A good kitchen is the centerpiece of a home. It’s the best place to be during a party; a room with an inexplicable gravitational pull. And yet, many kitchens are boring, or worse, inefficient. Those in the know—like blue-chip artists and developers of luxury buildings like the Wardman Tower in D.C.—know that if you want a kitchen that merges form and function, you go to Henrybuilt. The company, which is based in Seattle and has showrooms in New York and Mill Valley, CA and is opening soon in Los Angeles, also handles full-scale remodels and builds furniture, but it’s their customized kitchen “system” that they’re best known for.
It all began in 2001, when founder Scott Hudson, a one-time fine arts major who later worked under Bill Gates at Corbis before going on to design interactive programming for children, was remodeling his old farmhouse outside of Seattle. The kitchen needed an overhaul, and when he set about finding someone to change it, what he found was an industry oriented around individual parts constructed by individual people, with nothing to ensure cohesion. “Nobody actually comes and says, ‘Hey, I’m going to give you the whole experience,’” he says.

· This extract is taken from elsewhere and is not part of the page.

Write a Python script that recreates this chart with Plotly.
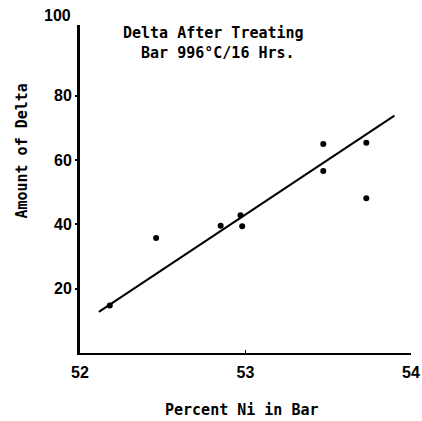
import plotly.graph_objects as go

# Data
ni_percent = [52.18, 52.46, 52.85, 52.97, 52.98, 53.47, 53.47, 53.73, 53.73]
delta_amount = [14.8, 35.8, 39.6, 42.8, 39.4, 65.0, 56.6, 65.4, 48.1]
fit_x = [52.114, 53.90]
fit_y = [12.8, 73.8]
x_ticks = [52, 53, 54]
y_ticks = [20, 40, 60, 80]

title_lines = ["Delta After Treating", "\u00a0Bar 996°C/16 Hrs."]
x_title = "Percent Ni in Bar"
y_title = "Amount of Delta"

mono = "DejaVu Sans Mono"
sans = "Liberation Sans"

fig = go.Figure()
fig.add_trace(go.Scatter(x=fit_x, y=fit_y, mode="lines",
                         line=dict(color="black", width=2), hoverinfo="skip"))
fig.add_trace(go.Scatter(x=ni_percent, y=delta_amount, mode="markers",
                         marker=dict(color="black", size=6)))

fig.update_layout(
    width=422, height=421,
    margin=dict(l=80, r=11, t=25, b=68, autoexpand=False),
    paper_bgcolor="white", plot_bgcolor="white",
    showlegend=False,
    xaxis=dict(range=[52, 54], tickvals=x_ticks, ticktext=[str(v) for v in x_ticks],
               showgrid=False, zeroline=False, showline=True, linecolor="black",
               linewidth=2, ticks="inside", ticklen=3, tickwidth=1, tickcolor="black",
               ticklabeloverflow="allow", ticklabelstandoff=4, automargin=False,
               tickfont=dict(family=sans, size=16, color="black", weight="bold")),
    yaxis=dict(range=[0, 102], tickvals=y_ticks, ticktext=[str(v) for v in y_ticks],
               showgrid=False, zeroline=False, showline=True, linecolor="black",
               linewidth=3, ticks="outside", ticklen=2, tickwidth=2, tickcolor="black",
               automargin=False,
               tickfont=dict(family=sans, size=16, color="black", weight="bold")),
)

annotations = [
    dict(text="<br>".join(title_lines), x=0.402, y=1.0, xref="paper", yref="paper",
         xanchor="center", yanchor="top", yshift=3, showarrow=False, align="center",
         font=dict(family=mono, size=15, color="black", weight="bold")),
    dict(text=x_title, x=0.49, y=0, xref="paper", yref="paper",
         xanchor="center", yanchor="middle", yshift=-57, showarrow=False,
         font=dict(family=mono, size=15, color="black", weight="bold")),
    dict(text=y_title, x=0, y=0.614, xref="paper", yref="paper", textangle=-90,
         xanchor="center", yanchor="middle", xshift=-58, showarrow=False,
         font=dict(family=mono, size=15, color="black", weight="bold")),
    dict(text="100", x=0, y=100, xref="paper", yref="y", xanchor="right",
         yanchor="middle", xshift=-7, yshift=16, showarrow=False,
         font=dict(family=sans, size=16, color="black", weight="bold")),
]
fig.update_layout(annotations=annotations)

fig.write_html("out.html")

For Henrybuilt, the whole experience means intelligent details, like drawers with high-performance acrylic dividers that snap in and out, allowing for easy reconfiguration. On a larger scale, it means applying precision and creativity like what they did for a film director’s home in Mexico City. The house was made largely out of concrete, which meant Henrybuilt needed to design and build their product to be integrated into the house—very precisely—long before concrete was ever poured. Later, when the client wanted a way to display his large wine collection out in the open, Henrybuilt developed a custom wine rack by turning an architectural wall into a functional surface—a precursor to what has become a distinctive feature of the Henrybuilt system, Opencase.
While Henrybuilt products and installations tend toward a cool minimalism, Hudson has been steering the company away from becoming too focused on style, which he thinks can be a trap. “Sometimes we talk about Beck, how he’ll make one album that’s kind of country, and one that’s kind of tech. They still sound like him, but the style is different,” he explains. “It’s a function, I think, of getting good enough to know what’s down underneath.”
It’s this kind of thinking that has made Henrybuilt the go-to designer for the creative class—including the 50 or so visual artists who have brought Henrybuilt into their homes. Henrybuilt’s clients may be the style set, but Hudson wants everyone to experience the pleasure of living with their work. When company staff travel to the Mill Valley showroom, they stay in a 900-square-foot Henrybuilt-furnished house. “It’s constantly occupied by someone who is traveling for work, and they get to live with and experience the product. That has changed the company in a pretty significant way,” he says. “It’s about connecting all of the dots.”